“Ah humanity!” is an artwork one would prefer not to describe.
It is a polyvocal, multi-layered, “live” audiovisual project, best experienced in interactive museum installations, and an essay film about the 2011 Great East Japan Earthquake and Fukushima Daiichi nuclear disaster.
In the tradition of this film genre and the past work of Ernst Karel, Véréna Paravel and Lucien Castaing-Taylor of the Harvard Sensory Ethnography Lab, this cine-essay is not about one topic or subject, nor was it “filmed” in a traditional way. It was shot with an iPhone camera, a telescope, and a separate audio recorder, with the sound layer created in a studio so that it surrounds the image projection space from four corners, acting as a joint “storyteller.”
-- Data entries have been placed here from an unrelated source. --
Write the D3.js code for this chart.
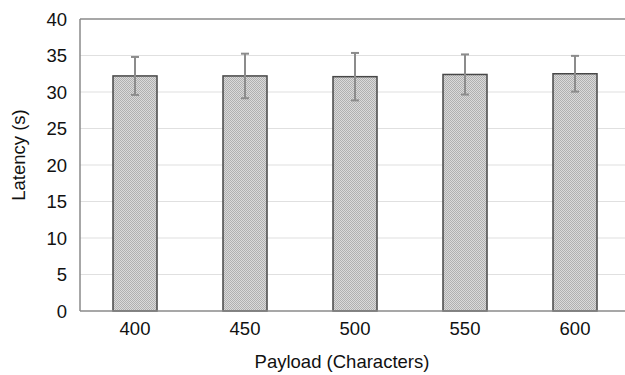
<!DOCTYPE html>
<html><head><meta charset="utf-8">
<script src="https://cdn.jsdelivr.net/npm/d3@7"></script>
<style>body{margin:0;background:#fff}svg{display:block}</style>
</head><body>
<script>
const categories = ["400","450","500","550","600"];
const values = [32.2, 32.2, 32.1, 32.4, 32.5];
const errors = [2.6, 3.05, 3.25, 2.75, 2.45];
const yTicks = [0,5,10,15,20,25,30,35,40];

const W=625,H=375;
const m={left:80,right:-5,top:19,bottom:64};
const svg=d3.select("body").append("svg").attr("width",W).attr("height",H);
const defs=svg.append("defs");
const pat=defs.append("pattern").attr("id","chk").attr("width",2).attr("height",2).attr("patternUnits","userSpaceOnUse");
pat.append("rect").attr("width",2).attr("height",2).attr("fill","#dadada");
pat.append("rect").attr("width",1).attr("height",1).attr("fill","#b0b0b0");
pat.append("rect").attr("x",1).attr("y",1).attr("width",1).attr("height",1).attr("fill","#b0b0b0");

const x=d3.scaleBand().domain(categories).range([m.left,W-m.right]).paddingInner(0.6).paddingOuter(0.3);
const y=d3.scaleLinear().domain([0,40]).range([H-m.bottom,m.top]);
const font="'Liberation Sans', Arial, Helvetica, sans-serif";

svg.append("g").selectAll("line").data(yTicks.filter(d=>d>0)).join("line")
 .attr("x1",m.left).attr("x2",W-m.right).attr("y1",d=>y(d)).attr("y2",d=>y(d))
 .attr("stroke",d=>d===40?"#8a8a8a":"#e0e0e0").attr("stroke-width",d=>d===40?1.5:1.2);
svg.append("line").attr("x1",m.left).attr("x2",m.left).attr("y1",y(40)).attr("y2",y(0)).attr("stroke","#8a8a8a").attr("stroke-width",1.5);

svg.append("g").selectAll("rect").data(values).join("rect")
 .attr("x",(d,i)=>Math.round(x(categories[i]))).attr("width",Math.round(x.bandwidth()))
 .attr("y",d=>y(d)).attr("height",d=>y(0)-y(d))
 .attr("fill","url(#chk)").attr("stroke","#474747").attr("stroke-width",1.5);

svg.append("line").attr("x1",m.left).attr("x2",W-m.right).attr("y1",y(0)).attr("y2",y(0)).attr("stroke","#8a8a8a").attr("stroke-width",1.5);

const eg=svg.append("g").attr("stroke","#8c8c8c").attr("stroke-width",2);
values.forEach((v,i)=>{
  const cx=x(categories[i])+x.bandwidth()/2;
  eg.append("line").attr("x1",cx).attr("x2",cx).attr("y1",y(v+errors[i])).attr("y2",y(v-errors[i]));
  eg.append("line").attr("x1",cx-4).attr("x2",cx+4).attr("y1",y(v+errors[i])).attr("y2",y(v+errors[i]));
  eg.append("line").attr("x1",cx-4).attr("x2",cx+4).attr("y1",y(v-errors[i])).attr("y2",y(v-errors[i]));
});

svg.append("g").selectAll("text").data(yTicks).join("text")
 .attr("x",67).attr("y",d=>y(d)).attr("dy","0.36em").attr("text-anchor","end")
 .attr("font-family",font).attr("font-size",18.5).attr("fill","#111").text(d=>d);
svg.append("g").selectAll("text").data(categories).join("text")
 .attr("x",d=>x(d)+x.bandwidth()/2).attr("y",335).attr("text-anchor","middle")
 .attr("font-family",font).attr("font-size",18.5).attr("fill","#111").text(d=>d);
svg.append("text").attr("x",342).attr("y",368).attr("text-anchor","middle")
 .attr("font-family",font).attr("font-size",18.5).attr("fill","#111").text("Payload (Characters)");
svg.append("text").attr("transform","translate(25,155) rotate(-90)").attr("text-anchor","middle")
 .attr("font-family",font).attr("font-size",18.5).attr("fill","#111").text("Latency (s)");
</script>
</body></html>
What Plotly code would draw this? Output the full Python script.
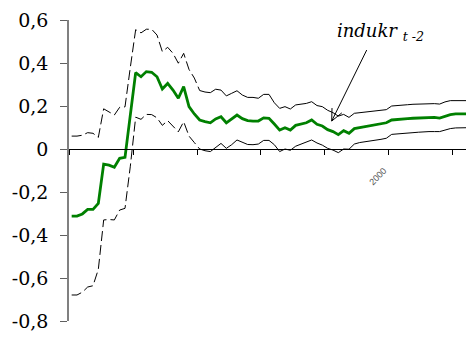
import plotly.graph_objects as go

# Point estimate and confidence band, one value per period
estimate = [
    -0.312, -0.312, -0.302, -0.281, -0.281, -0.253, -0.070, -0.075, -0.085, -0.043,
    -0.039, 0.150, 0.355, 0.336, 0.360, 0.357, 0.336, 0.279, 0.305, 0.274,
    0.236, 0.290, 0.197, 0.163, 0.135, 0.127, 0.122, 0.140, 0.150, 0.122,
    0.140, 0.158, 0.141, 0.132, 0.130, 0.130, 0.145, 0.143, 0.116, 0.088,
    0.099, 0.088, 0.110, 0.116, 0.122, 0.135, 0.115, 0.107, 0.090, 0.081,
    0.067, 0.085, 0.073, 0.095, 0.099, 0.104, 0.107, 0.112, 0.116, 0.122,
    0.135, 0.136, 0.138, 0.141, 0.143, 0.144, 0.147, 0.147, 0.147, 0.144,
    0.153, 0.160, 0.163, 0.163, 0.163,
]
upper = [
    0.060, 0.060, 0.064, 0.076, 0.073, 0.054, 0.187, 0.174, 0.158, 0.194,
    0.196, 0.380, 0.555, 0.540, 0.557, 0.557, 0.530, 0.453, 0.473, 0.445,
    0.399, 0.445, 0.370, 0.330, 0.272, 0.265, 0.262, 0.278, 0.274, 0.247,
    0.259, 0.271, 0.251, 0.240, 0.240, 0.236, 0.254, 0.254, 0.215, 0.189,
    0.197, 0.186, 0.205, 0.208, 0.212, 0.220, 0.202, 0.197, 0.180, 0.169,
    0.153, 0.161, 0.147, 0.166, 0.169, 0.172, 0.175, 0.177, 0.180, 0.183,
    0.200, 0.203, 0.205, 0.206, 0.208, 0.209, 0.212, 0.212, 0.211, 0.209,
    0.219, 0.225, 0.225, 0.225, 0.225,
]
lower = [
    -0.679, -0.679, -0.666, -0.642, -0.636, -0.560, -0.330, -0.328, -0.330, -0.284,
    -0.276, -0.080, 0.148, 0.138, 0.161, 0.160, 0.145, 0.110, 0.132, 0.107,
    0.080, 0.127, 0.060, 0.030, 0.000, -0.008, -0.012, 0.008, 0.026, 0.003,
    0.020, 0.042, 0.030, 0.021, 0.020, 0.023, 0.040, 0.040, 0.020, -0.012,
    0.000, -0.006, 0.013, 0.022, 0.030, 0.042, 0.028, 0.018, 0.003, -0.005,
    -0.017, 0.000, -0.001, 0.023, 0.030, 0.033, 0.037, 0.042, 0.045, 0.050,
    0.068, 0.070, 0.071, 0.074, 0.076, 0.078, 0.081, 0.081, 0.081, 0.081,
    0.088, 0.095, 0.098, 0.099, 0.099,
]
periods = list(range(len(estimate)))
split = 24  # band drawn dashed up to this period, solid afterwards

# Category boundaries every 12 periods; only one of them carries a label
x_boundaries = [-0.5 + 12 * k for k in range(7)]
x_label_vals = [59.5]
x_label_text = ["2000"]
y_tick_vals = [0.6, 0.4, 0.2, 0.0, -0.2, -0.4, -0.6, -0.8]
y_tick_text = ["0,6", "0,4", "0,2", "0", "-0,2", "-0,4", "-0,6", "-0,8"]

SERIF = "DejaVu Serif"

fig = go.Figure()

band_dash = dict(color="black", width=1, dash="10px,4px")
band_solid = dict(color="black", width=1)
for band in (upper, lower):
    fig.add_trace(go.Scatter(x=periods[:split + 1], y=band[:split + 1],
                             mode="lines", line=band_dash, hoverinfo="skip"))
    fig.add_trace(go.Scatter(x=periods[split:], y=band[split:],
                             mode="lines", line=band_solid, hoverinfo="skip"))

fig.add_trace(go.Scatter(x=periods, y=estimate, mode="lines",
                         line=dict(color="#008000", width=2.8)))

# Label with an open-headed pointer to the upper band
tip_x, tip_y = 48.76, 0.130
fig.add_annotation(x=58.0, y=0.545, text="<i>indukr <sub>t -2</sub></i>",
                   showarrow=False, xanchor="center", yanchor="middle",
                   font=dict(family=SERIF, size=18, color="black"))
for dx, dy in ((35, 71), (0.3, 13), (10.1, 8.2)):
    fig.add_shape(type="line", xref="x", yref="y",
                  xsizemode="pixel", ysizemode="pixel",
                  xanchor=tip_x, yanchor=tip_y,
                  x0=0, y0=0, x1=dx, y1=dy,
                  line=dict(color="black", width=1))

fig.update_layout(
    width=466, height=338,
    margin=dict(l=69, r=0, t=20, b=17),
    paper_bgcolor="white", plot_bgcolor="white",
    showlegend=False,
    xaxis=dict(
        range=[-0.5, 73.94], anchor="free", position=0.8 / 1.4,
        showline=True, linecolor="black", linewidth=1,
        showgrid=False, zeroline=False,
        tickmode="array", tickvals=x_label_vals, ticktext=x_label_text,
        ticks="outside", ticklen=5, tickcolor="black", tickwidth=1,
        minor=dict(tickmode="array", tickvals=x_boundaries, ticks="outside",
                   ticklen=5, tickcolor="black", tickwidth=1, showgrid=False),
        tickangle=-45, ticklabelstandoff=7, ticklabelshift=-5,
        tickfont=dict(family="Liberation Sans", size=9, color="#555"),
    ),
    yaxis=dict(
        range=[-0.8, 0.6], domain=[0, 1],
        showline=True, linecolor="#808080", linewidth=1.5,
        showgrid=False, zeroline=False,
        tickmode="array", tickvals=y_tick_vals, ticktext=y_tick_text,
        ticks="outside", ticklen=7, tickcolor="#606060", tickwidth=1,
        ticklabelstandoff=8,
        tickfont=dict(family=SERIF, size=19, color="black"),
    ),
)

fig.write_html("out.html")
The film version of “Ah humanity!”—which premiered in New York and Paris on October 2nd and 3rd— is at once all of the following:
- a study about the paradoxes of humanity—capable of being diabolical or divine, destroying Nature or acting as one with Nature
- an anxiogenic experience of danger and the precariousness of human life, accompanied by a troubling sense of otherworldliness of the apocalypse
- a reflection on the protean nature of nuclear energy, which can give and annihilate life
- an interrogation of the role and meaning of human distance and closeness, to Nature and to outside objects:
- Does using a telescope or a camera, aiming at objects and diminishing distance, really bring us closer and make the experience more intimate and more human?
- When does getting closer yielding a more adequate representation of reality?
- Is distance, optical and experiential, a reason for human lack of agency and seemingly carefree destruction of Nature?
- What kind of distance engenders human caring and feeling one with the reality observed?
- a meta-examination of the modes of the experience of the world and ourselves, achieved by scaffolding the experience about the experience and resituating our position in it.